◆ Goal of the exercise ◆
Extract each line bearing the word "with".
--- Begin Entries provided ---
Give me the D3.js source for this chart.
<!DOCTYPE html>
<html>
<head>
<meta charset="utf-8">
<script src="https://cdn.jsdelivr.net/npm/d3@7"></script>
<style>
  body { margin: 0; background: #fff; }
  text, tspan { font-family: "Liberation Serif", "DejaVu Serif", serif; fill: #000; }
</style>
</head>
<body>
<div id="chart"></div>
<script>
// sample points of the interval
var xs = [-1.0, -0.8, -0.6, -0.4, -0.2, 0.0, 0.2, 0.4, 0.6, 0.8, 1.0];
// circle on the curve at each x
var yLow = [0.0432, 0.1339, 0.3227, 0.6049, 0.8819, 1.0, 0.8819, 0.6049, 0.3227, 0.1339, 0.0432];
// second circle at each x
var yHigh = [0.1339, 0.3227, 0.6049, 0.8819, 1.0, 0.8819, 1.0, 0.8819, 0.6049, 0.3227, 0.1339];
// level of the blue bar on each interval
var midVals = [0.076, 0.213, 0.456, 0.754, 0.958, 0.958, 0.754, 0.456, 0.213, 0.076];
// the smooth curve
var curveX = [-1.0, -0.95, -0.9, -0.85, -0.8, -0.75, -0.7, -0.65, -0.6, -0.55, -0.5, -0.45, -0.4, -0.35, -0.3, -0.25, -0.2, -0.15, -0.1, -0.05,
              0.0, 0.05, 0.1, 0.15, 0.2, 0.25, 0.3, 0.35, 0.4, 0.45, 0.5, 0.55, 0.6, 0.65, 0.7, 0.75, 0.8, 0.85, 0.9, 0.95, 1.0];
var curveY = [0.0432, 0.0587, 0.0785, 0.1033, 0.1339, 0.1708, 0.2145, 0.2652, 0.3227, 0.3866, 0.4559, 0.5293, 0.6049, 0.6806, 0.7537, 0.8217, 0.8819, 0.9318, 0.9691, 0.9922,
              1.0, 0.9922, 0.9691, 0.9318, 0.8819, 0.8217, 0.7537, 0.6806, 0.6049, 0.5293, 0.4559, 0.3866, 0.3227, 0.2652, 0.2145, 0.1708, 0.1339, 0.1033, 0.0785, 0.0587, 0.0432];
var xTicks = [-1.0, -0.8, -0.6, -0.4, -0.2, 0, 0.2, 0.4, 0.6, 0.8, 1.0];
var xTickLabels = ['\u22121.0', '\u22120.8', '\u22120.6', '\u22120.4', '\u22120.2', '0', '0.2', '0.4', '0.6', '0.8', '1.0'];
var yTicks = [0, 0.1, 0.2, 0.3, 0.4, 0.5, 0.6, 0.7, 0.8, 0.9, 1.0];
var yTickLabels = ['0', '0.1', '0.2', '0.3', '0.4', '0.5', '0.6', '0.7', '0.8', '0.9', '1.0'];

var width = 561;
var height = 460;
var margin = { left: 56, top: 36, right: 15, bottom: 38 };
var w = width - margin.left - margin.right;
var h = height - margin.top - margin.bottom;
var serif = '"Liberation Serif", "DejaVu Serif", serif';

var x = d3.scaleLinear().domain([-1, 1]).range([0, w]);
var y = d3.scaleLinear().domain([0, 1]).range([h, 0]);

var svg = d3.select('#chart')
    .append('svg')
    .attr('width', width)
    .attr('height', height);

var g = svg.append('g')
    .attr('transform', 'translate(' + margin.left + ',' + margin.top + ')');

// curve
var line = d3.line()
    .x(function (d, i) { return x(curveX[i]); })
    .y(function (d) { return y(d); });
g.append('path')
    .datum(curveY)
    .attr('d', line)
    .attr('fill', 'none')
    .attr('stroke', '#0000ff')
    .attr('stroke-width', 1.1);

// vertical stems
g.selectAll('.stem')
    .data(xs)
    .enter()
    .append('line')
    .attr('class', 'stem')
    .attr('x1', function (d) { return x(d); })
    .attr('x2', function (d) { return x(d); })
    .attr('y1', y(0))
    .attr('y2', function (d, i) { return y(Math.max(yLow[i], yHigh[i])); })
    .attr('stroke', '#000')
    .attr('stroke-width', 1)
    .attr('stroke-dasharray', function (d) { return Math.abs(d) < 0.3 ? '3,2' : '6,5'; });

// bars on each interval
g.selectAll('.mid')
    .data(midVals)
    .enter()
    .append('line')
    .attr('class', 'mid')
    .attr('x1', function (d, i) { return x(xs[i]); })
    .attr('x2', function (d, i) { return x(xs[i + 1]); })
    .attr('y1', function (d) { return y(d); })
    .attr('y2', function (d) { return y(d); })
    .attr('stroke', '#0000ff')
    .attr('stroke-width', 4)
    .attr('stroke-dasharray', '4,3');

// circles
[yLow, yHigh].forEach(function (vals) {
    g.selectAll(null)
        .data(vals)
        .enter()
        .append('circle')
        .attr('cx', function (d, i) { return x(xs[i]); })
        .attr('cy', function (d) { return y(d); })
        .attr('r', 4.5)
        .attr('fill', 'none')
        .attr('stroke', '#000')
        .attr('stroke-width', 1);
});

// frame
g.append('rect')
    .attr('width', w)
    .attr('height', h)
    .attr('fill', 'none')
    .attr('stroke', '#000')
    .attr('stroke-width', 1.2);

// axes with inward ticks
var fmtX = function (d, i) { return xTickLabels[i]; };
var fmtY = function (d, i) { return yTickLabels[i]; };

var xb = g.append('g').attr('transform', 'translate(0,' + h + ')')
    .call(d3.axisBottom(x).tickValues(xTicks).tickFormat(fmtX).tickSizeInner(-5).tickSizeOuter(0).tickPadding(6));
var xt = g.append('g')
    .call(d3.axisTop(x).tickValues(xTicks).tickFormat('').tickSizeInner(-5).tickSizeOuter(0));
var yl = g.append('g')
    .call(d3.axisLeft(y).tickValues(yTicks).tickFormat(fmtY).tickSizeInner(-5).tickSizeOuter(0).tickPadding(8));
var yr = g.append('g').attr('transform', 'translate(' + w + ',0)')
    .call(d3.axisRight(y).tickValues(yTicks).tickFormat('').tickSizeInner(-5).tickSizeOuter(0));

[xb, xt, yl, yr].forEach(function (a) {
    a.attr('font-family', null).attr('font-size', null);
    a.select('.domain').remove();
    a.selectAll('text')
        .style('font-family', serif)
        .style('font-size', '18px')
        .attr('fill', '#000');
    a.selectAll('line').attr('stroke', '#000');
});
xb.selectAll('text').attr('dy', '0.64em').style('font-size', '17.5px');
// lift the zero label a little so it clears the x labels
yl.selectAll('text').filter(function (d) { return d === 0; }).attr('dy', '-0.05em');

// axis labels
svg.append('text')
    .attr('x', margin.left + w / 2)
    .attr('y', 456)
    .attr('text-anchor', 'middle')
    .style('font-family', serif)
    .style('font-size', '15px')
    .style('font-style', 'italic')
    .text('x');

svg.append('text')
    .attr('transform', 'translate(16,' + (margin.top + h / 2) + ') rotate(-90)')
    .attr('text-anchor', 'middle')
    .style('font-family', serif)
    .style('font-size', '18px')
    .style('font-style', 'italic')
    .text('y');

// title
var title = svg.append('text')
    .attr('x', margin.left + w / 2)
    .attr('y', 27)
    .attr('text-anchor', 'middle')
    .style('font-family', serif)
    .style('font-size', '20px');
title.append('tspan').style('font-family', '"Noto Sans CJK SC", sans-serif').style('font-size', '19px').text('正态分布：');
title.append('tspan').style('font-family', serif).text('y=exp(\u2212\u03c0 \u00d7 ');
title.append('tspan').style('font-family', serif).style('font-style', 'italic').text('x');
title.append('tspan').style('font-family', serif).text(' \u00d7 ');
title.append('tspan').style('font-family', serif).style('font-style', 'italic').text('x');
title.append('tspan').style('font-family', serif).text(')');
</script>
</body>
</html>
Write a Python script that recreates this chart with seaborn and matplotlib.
--- End Entries provided ---
--- Begin Entries provided ---
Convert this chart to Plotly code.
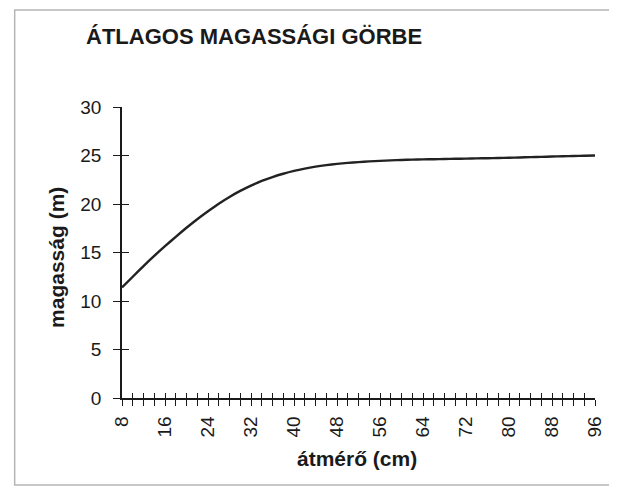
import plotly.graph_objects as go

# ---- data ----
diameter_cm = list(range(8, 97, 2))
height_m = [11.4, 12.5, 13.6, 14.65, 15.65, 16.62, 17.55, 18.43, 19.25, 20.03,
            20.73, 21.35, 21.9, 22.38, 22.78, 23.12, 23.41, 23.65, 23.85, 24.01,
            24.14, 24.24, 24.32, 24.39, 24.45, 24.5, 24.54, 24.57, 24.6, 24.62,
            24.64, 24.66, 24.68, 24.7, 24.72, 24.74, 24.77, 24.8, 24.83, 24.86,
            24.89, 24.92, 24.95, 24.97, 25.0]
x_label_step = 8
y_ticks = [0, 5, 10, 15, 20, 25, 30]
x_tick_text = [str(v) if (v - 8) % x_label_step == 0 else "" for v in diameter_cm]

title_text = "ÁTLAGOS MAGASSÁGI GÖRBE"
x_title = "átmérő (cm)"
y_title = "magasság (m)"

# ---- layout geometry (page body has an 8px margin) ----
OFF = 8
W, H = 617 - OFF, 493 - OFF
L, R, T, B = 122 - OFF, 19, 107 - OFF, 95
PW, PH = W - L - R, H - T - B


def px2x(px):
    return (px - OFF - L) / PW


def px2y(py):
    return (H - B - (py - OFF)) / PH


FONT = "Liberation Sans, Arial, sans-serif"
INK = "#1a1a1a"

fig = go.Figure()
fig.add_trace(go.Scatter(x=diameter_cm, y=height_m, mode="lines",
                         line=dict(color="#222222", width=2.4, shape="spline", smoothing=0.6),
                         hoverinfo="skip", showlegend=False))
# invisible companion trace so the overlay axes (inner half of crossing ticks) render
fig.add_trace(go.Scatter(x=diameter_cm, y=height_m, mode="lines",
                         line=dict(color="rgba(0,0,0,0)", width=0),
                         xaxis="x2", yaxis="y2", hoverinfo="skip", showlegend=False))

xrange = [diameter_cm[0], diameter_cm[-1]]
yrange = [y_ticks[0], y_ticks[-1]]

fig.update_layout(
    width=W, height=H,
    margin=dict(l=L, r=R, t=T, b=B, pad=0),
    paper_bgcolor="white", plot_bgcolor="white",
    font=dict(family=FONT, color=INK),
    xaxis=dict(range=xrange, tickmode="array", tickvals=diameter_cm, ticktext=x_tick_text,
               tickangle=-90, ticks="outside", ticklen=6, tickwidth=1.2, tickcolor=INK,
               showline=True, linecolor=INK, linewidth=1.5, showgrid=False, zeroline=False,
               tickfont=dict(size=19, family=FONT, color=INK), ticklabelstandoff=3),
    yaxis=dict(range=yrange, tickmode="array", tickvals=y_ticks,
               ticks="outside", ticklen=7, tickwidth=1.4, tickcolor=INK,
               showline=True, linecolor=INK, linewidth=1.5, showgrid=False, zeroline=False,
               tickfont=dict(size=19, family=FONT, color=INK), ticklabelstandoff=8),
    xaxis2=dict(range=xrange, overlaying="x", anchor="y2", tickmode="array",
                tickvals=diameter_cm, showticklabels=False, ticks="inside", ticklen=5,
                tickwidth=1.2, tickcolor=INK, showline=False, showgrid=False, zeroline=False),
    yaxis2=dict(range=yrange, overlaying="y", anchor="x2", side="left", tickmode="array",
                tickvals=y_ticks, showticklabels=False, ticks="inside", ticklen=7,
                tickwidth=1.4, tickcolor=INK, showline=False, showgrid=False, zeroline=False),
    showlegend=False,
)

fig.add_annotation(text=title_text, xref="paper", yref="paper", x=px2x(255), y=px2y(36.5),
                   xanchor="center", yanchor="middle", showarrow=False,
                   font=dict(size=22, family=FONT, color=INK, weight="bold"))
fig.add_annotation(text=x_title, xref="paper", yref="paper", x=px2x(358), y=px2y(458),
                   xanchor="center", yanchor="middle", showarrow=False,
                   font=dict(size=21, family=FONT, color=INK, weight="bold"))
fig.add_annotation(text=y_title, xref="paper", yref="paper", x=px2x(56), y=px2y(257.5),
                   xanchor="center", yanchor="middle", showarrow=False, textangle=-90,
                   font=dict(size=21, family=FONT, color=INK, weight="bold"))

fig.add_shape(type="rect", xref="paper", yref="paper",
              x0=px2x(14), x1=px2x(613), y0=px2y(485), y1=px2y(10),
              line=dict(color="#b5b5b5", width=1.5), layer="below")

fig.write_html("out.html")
--- End Entries provided ---
--- Begin Entries provided ---
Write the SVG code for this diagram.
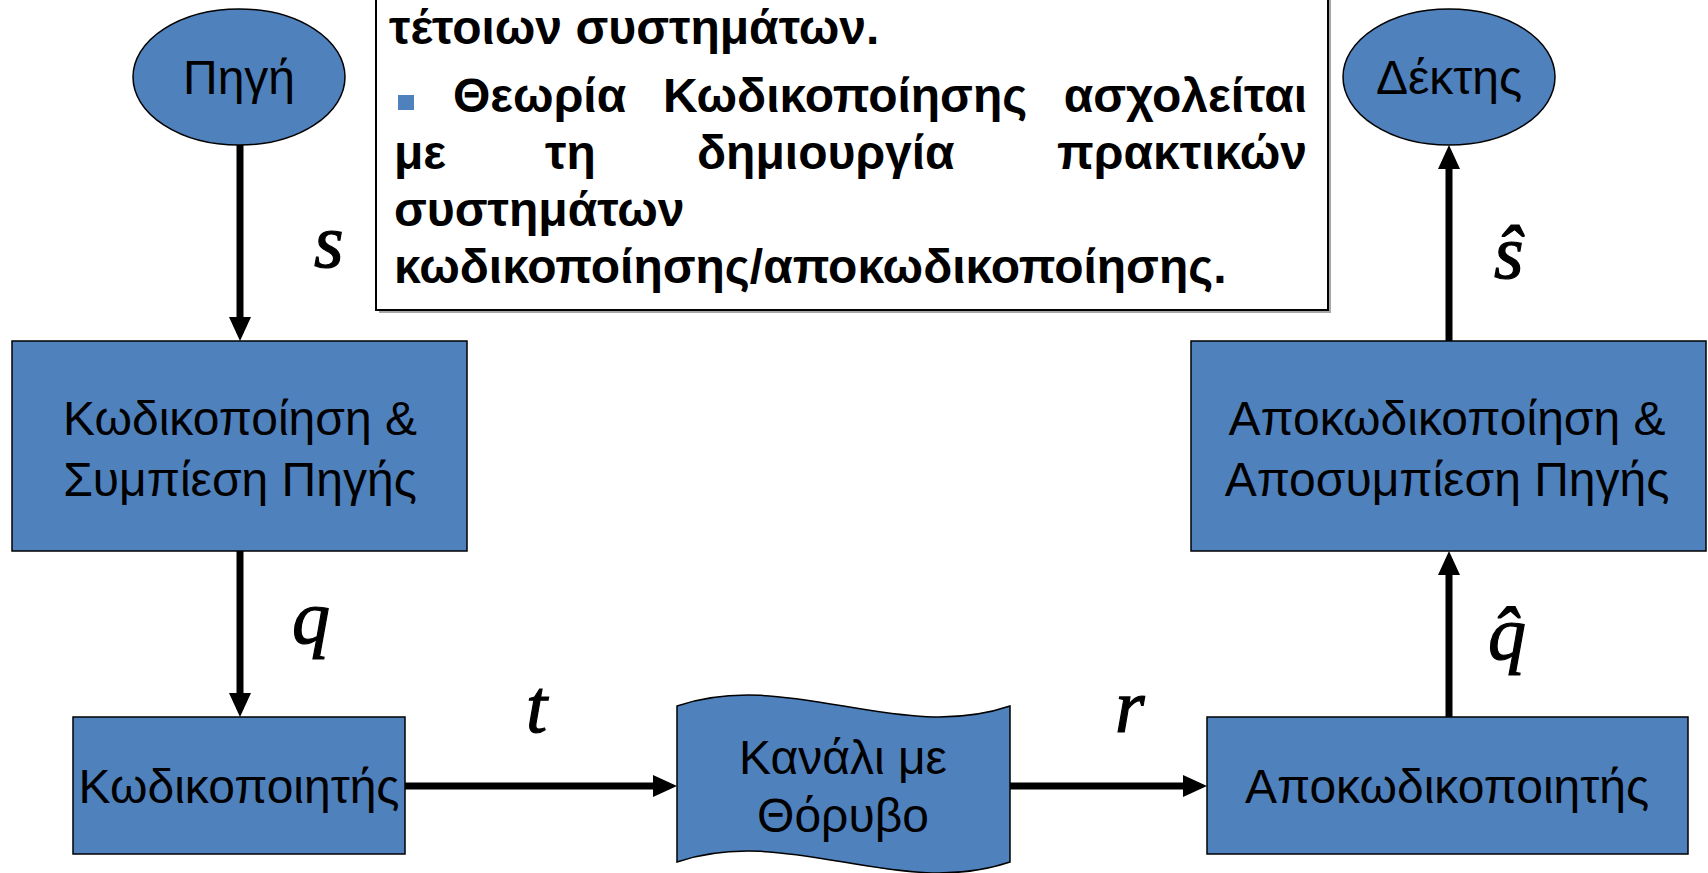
--- End Entries provided ---
◆ Finished task ◆
// axes with inward ticks
Write a Python script that recreates this chart with seaborn and matplotlib.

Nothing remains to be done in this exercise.